Some writer friends of mine who are very prolific tell me they are able to “skip around” in their stories, writing whatever scene they can ‘see” and eventually fitting all those pieces together. Often they have a view of the entire story, and can put the plot down on paper or even write a more-or-less detailed outline. I have to say I envy that ability! I am a linear writer. Until I know what the characters have done and said in the present scene, I don’t know what they are going to do later on. When it comes to work styles, writers are often classified as “planners” or “pantsers” (pantsers “fly by the seat of their pants” instead of by a map), but most writers fall somewhere in between, a combination. Those who can “see” most or all of their story undoubtedly can be “planners”. How lovely to have a road map!! Many of us –however much we wish otherwise– can’t see that far ahead. I always liken my process to that phrase you read above in the title –stumbling along in the fog at night armed with only a flashlight.
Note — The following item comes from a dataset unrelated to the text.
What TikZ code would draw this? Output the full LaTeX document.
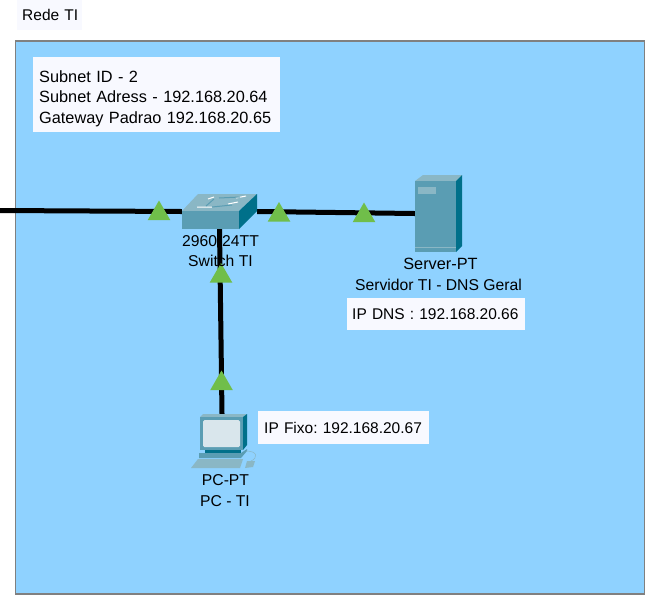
\documentclass[tikz,border=0pt]{standalone}
\usepackage{fontspec}
\setmainfont{Liberation Sans}
\usetikzlibrary{shapes,positioning}
\definecolor{areablue}{HTML}{8FD2FF}
\definecolor{boxwhite}{HTML}{F8F9FF}
\definecolor{linkgreen}{HTML}{70BE4A}
\definecolor{facemid}{HTML}{5A9DB3}
\definecolor{facetop}{HTML}{8AB7C5}
\definecolor{facedark}{HTML}{00708A}
\definecolor{screenlight}{HTML}{D9E6EC}
\tikzset{
  infobox/.style={fill=boxwhite,anchor=north west,align=left,inner ysep=0pt,font=\fontsize{15.5}{20.5}\selectfont},
  label/.style={inner sep=0pt,font=\fontsize{15.7}{18}\selectfont},
  link/.style={line width=5pt,black},
  linkup/.style={regular polygon,regular polygon sides=3,fill=linkgreen,minimum size=26pt,inner sep=0pt},
  device/.style={inner sep=0pt}
}
\begin{document}
\begin{tikzpicture}[x=1pt,y=-1pt]
    \useasboundingbox (0,0) rectangle (660,603);
    \node[infobox,text width=55pt,minimum height=30pt,inner xsep=5pt] (REDE) at (17,0) {Rede~TI};
    \node[draw=gray,line width=1.5pt,fill=areablue,minimum width=629pt,minimum height=553pt,anchor=north west,inner sep=0pt] (AREA) at (14.5,40) {};
    \node[infobox,font=\fontsize{16.3}{20.5}\selectfont,text width=235pt,minimum height=75pt,inner xsep=6pt] (SUBNET) at (33,57) {\rule{0pt}{19pt}Subnet ID - 2\\Subnet Adress - 192.168.20.64\\Gateway Padrao 192.168.20.65};

    \coordinate (WAN) at (0,210.5);
    \node[device,minimum width=75pt,minimum height=35pt] (SWITCH) at (219.5,211.5) {};
    \node[device,minimum width=47pt,minimum height=77pt] (SERVER) at (438.5,213.5) {};
    \node[device,minimum width=64pt,minimum height=54pt] (PC) at (222,441) {};

    \draw[link] (WAN) -- (SWITCH.west);
    \draw[link] (SWITCH.east) -- (SERVER.west);
    \draw[link] (SWITCH.south) -- (PC.north);

    % switch
    \fill[facetop] (182,211) -- (198,194) -- (257,194) -- (239,211) -- cycle;
    \fill[facemid] (182,211) rectangle (239,229);
    \fill[facedark] (239,211) -- (257,194) -- (257,211) -- (239,229) -- cycle;
    \draw[white,line width=1pt] (197,207) -- (212,207) (208,199) -- (214,197) (228,204) -- (238,202) (236,198) -- (246,196);
    \draw[facemid,line width=1pt] (206,206) -- (214,199) (219,198) -- (240,197) (212,207) -- (232,205);

    % server
    \fill[facetop] (415,181) -- (423,175) -- (462,175) -- (456,181) -- cycle;
    \fill[facemid] (415,181) rectangle (456,252);
    \fill[facedark] (456,181) -- (462,175) -- (462,246) -- (456,252) -- cycle;
    \fill[facetop] (418,187) rectangle (436,194);
    \draw[facetop,line width=0.6pt] (415,247) -- (456,247);

    % pc
    \fill[facetop] (200,417) -- (203,414) -- (247,414) -- (243,417) -- cycle;
    \fill[facemid] (200,417) rectangle (243,450);
    \fill[facedark] (243,417) -- (247,414) -- (247,445) -- (243,450) -- cycle;
    \fill[screenlight,rounded corners=1.5pt] (203,420) rectangle (240,447);
    \fill[facedark] (205,450) rectangle (241,453);
    \fill[facemid] (199,453) -- (241,453) -- (247,449) -- (247,451) -- (241,458) -- (199,458) -- cycle;
    \fill[facetop] (191,468) -- (198,459) -- (243,459) -- (240,468) -- cycle;
    \fill[facetop] (245,468) -- (247,461) -- (255,461) -- (253,467) -- cycle;
    \draw[facetop,line width=0.5pt] (246,451) .. controls (258,451) and (258,458) .. (251,461);

    \node[linkup] (L1) at (159,213.5) {};
    \node[linkup] (L2) at (279,215) {};
    \node[linkup] (L3) at (364,215.5) {};
    \node[linkup] (L4) at (221,276) {};
    \node[linkup] (L5) at (221.5,383.5) {};

    \node[label] (SWLABEL) at (220.5,241) {2960-24TT};
    \node[label] (SWNAME) at (220.5,261) {Switch TI};
    \node[label,font=\fontsize{16.3}{18}\selectfont] (SRVLABEL) at (440.5,264) {Server-PT};
    \node[label] (SRVNAME) at (438.5,285) {Servidor TI - DNS Geral};
    \node[label] (PCLABEL) at (225.5,480) {PC-PT};
    \node[label] (PCNAME) at (225,501.5) {PC - TI};

    \node[infobox,text width=168pt,minimum height=32pt,inner xsep=5pt] (IPDNS) at (347,298) {IP DNS : 192.168.20.66};
    \node[infobox,text width=159pt,minimum height=33pt,inner xsep=6pt] (IPFIXO) at (258,411) {IP~Fixo:~192.168.20.67};
\end{tikzpicture}
\end{document}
Writing is an act of faith –always. When you can only see a little bit at a time, it becomes a huge act of faith. You get stuck in blind alleys and have to back out. You always hope the path you are following is the right one, the one that will lead to a satisfying ending, the center of the maze. You have to believe there is a reason you were given this story idea in the first place!
There are two resources I often turn to in times of doubt. One is The Artists Way by Julia Cameron. I believe the creative process is also spiritual, and the program of self-examination and inspiration this book lays out helps you to find and reinforce that connection. The other is Bird by Bird, by Anne Lamott, one of the best books of advice for writers. I can open this book to any page and be comforted, inspired, and amused all at once, but the advice to take the writing “bird by bird” (one small thing at a time) is huge when the job starts to appear overwhelmingly impossible.
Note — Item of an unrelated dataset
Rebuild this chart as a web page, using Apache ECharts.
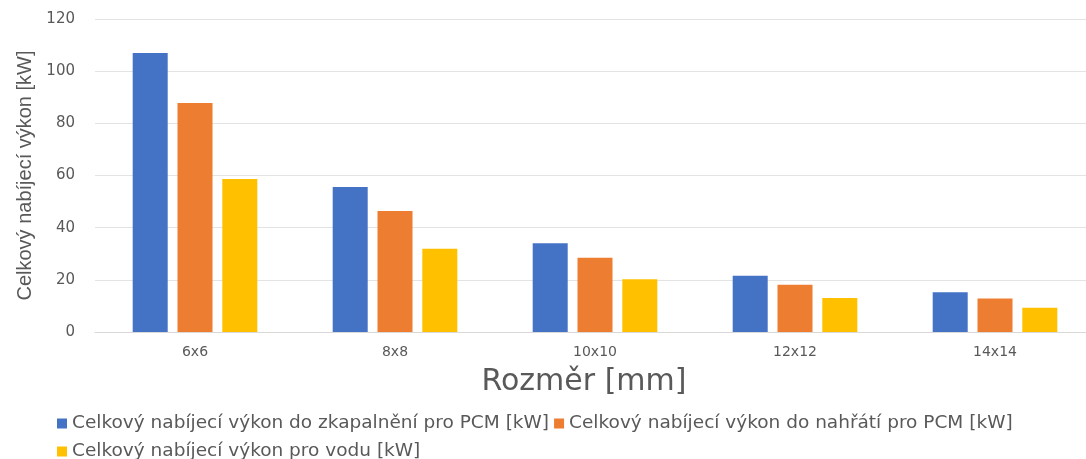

If you write, what do you when a spell of doubting happens to you? Are you a planner or a pantser, or a combination? What resources do you turn to when your faith needs to be bolstered? Have you read the ones I mentioned? If you’re a reader, have you ever asked authors where their ideas came from? If you have, what answers did you get?
I used to think I was somewhere between a plotter and a pantser. I would start with a general outline but then deviate. More recently my process has become “do whatever you feel like doing today, as long as you are working on your story.” Not quite the stuff of workshops but it seems to be working for me. I don’t have as much writing time as I’d like, but what time I have feels happy and productive.
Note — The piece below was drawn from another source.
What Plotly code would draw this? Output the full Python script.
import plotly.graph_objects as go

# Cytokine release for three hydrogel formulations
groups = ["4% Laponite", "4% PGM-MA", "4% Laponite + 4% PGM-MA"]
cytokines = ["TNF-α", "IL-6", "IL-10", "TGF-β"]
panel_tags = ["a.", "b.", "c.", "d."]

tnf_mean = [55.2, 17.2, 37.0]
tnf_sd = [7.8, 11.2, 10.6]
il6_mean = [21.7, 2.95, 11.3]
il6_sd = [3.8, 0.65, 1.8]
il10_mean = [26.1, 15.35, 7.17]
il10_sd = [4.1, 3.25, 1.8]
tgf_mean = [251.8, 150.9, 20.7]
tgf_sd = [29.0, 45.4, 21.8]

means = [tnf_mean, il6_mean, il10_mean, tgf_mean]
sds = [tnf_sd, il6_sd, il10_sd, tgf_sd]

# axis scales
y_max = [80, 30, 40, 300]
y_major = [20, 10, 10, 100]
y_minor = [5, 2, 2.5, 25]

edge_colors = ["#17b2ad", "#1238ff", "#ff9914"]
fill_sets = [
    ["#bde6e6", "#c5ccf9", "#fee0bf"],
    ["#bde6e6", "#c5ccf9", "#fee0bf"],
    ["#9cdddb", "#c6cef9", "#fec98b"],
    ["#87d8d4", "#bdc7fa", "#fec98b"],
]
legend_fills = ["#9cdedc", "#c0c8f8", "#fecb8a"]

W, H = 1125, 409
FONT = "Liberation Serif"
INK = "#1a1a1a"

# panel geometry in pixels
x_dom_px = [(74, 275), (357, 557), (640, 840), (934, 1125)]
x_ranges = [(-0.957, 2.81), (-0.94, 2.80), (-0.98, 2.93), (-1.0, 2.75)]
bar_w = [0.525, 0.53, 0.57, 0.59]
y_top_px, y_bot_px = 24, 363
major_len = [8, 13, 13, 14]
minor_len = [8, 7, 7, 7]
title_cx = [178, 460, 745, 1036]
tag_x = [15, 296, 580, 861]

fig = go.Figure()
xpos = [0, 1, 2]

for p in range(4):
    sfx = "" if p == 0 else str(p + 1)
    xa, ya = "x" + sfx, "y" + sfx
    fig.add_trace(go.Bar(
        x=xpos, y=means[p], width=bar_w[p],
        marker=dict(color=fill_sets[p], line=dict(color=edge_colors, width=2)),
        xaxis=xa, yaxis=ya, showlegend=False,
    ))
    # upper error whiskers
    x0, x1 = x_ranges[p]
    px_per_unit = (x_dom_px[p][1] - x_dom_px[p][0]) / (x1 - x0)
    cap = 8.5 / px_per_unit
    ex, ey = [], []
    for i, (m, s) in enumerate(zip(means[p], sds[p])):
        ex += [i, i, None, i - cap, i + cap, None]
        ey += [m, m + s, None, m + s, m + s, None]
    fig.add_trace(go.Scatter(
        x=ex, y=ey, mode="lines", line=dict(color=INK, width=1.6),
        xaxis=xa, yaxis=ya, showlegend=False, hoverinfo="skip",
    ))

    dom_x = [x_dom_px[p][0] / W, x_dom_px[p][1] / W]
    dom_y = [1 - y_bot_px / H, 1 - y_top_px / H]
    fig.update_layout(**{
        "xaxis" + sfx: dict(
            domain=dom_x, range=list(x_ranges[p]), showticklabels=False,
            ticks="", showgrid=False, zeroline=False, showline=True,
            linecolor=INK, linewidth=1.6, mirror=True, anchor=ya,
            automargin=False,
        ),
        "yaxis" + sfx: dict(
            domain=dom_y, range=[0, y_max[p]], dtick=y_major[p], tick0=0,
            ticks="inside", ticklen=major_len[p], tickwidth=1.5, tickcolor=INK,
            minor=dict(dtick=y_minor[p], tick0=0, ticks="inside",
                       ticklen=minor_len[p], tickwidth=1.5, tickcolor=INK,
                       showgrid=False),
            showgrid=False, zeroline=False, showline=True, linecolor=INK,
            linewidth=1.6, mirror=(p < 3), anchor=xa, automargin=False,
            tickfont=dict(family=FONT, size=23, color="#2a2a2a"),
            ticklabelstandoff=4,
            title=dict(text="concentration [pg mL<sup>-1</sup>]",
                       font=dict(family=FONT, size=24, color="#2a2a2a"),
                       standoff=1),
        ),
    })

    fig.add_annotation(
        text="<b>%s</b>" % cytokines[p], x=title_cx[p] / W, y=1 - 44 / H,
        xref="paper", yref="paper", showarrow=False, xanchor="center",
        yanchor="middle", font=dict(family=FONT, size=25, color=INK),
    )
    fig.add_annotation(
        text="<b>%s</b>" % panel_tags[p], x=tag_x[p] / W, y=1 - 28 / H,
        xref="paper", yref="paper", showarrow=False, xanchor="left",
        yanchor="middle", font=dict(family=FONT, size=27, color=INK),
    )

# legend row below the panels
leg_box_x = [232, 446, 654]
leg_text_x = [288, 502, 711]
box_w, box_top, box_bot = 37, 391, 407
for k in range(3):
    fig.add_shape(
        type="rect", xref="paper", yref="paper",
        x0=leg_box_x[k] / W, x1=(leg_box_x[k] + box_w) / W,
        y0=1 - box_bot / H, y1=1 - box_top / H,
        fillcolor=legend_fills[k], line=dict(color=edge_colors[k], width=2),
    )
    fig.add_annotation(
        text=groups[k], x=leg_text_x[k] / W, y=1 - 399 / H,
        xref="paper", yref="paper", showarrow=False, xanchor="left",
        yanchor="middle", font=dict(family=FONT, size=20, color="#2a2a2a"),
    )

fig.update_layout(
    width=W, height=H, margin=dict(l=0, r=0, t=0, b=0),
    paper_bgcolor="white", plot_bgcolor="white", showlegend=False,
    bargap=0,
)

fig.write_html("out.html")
I use both of the books you mentioned. I also find that journaling and meditation help me see things more clearly.
“Whatever works for today” sounds like a good method, Elena –not just for writing, but maybe also for getting through life in general!! Feeling happy and productive is the very best end result!!
I use both of those books as well. I have previously been a pantser who must write linearly, but I have been coming up against a brick wall eight chapters in so I am basically using whatever works. Scenes and snatches of dialogue come to me all the time, usually at the most inconvenient of times! I keep index cards with me at all times and jot these things down as they come to me. Then I try to figure out where they come in the story. My biggest issue, the one that is keeping my books from exciting an editor enough to do more than read the first three chapters, is conflict – or lack thereof. Writing as a pantser I simply don’t have enough conflict going on in my books (or so I am told,) so I am currently working on plotting my conflict and making certain it is big and bad enough or insidious and internal enough to carry the book to the end. Wish me luck!
I do wish you luck, Louisa! It sounds as though you have a handle on it, and you are way ahead of those who don’t even know that conflict is something they might need to work on! 🙂
The index card thing always seems like a good idea, except for those times when your ideas come while you’re in the shower!! While I admit to being a pantser, I have to say that before I start I need a good enough idea of my characters, their conflict, and their internal journey to be sure there really is a story there to be told.
I have only done scientific writing, but in some ways, it is creative. The general plot, of course, depends on the forum you intend to address: a journal article requires a much different approach than an extension bulletin. Within that, though, you have your own plot, including how you actually did things, which is linear in appearance, within a single experiment. Often, when you examine an author’s output, it becomes a lot like a series of linked books, with certain characters being developed. Sometimes ad nauseam!
Patty, what an interesting way to look at your scientific writing! I agree that ALL writing is creative. It is always a search for the best way to communicate something. I wrote non-fiction for many years, but as a journalist, not a scientist. I really admire you for having the skills and talent to do the scientific work and also write about it!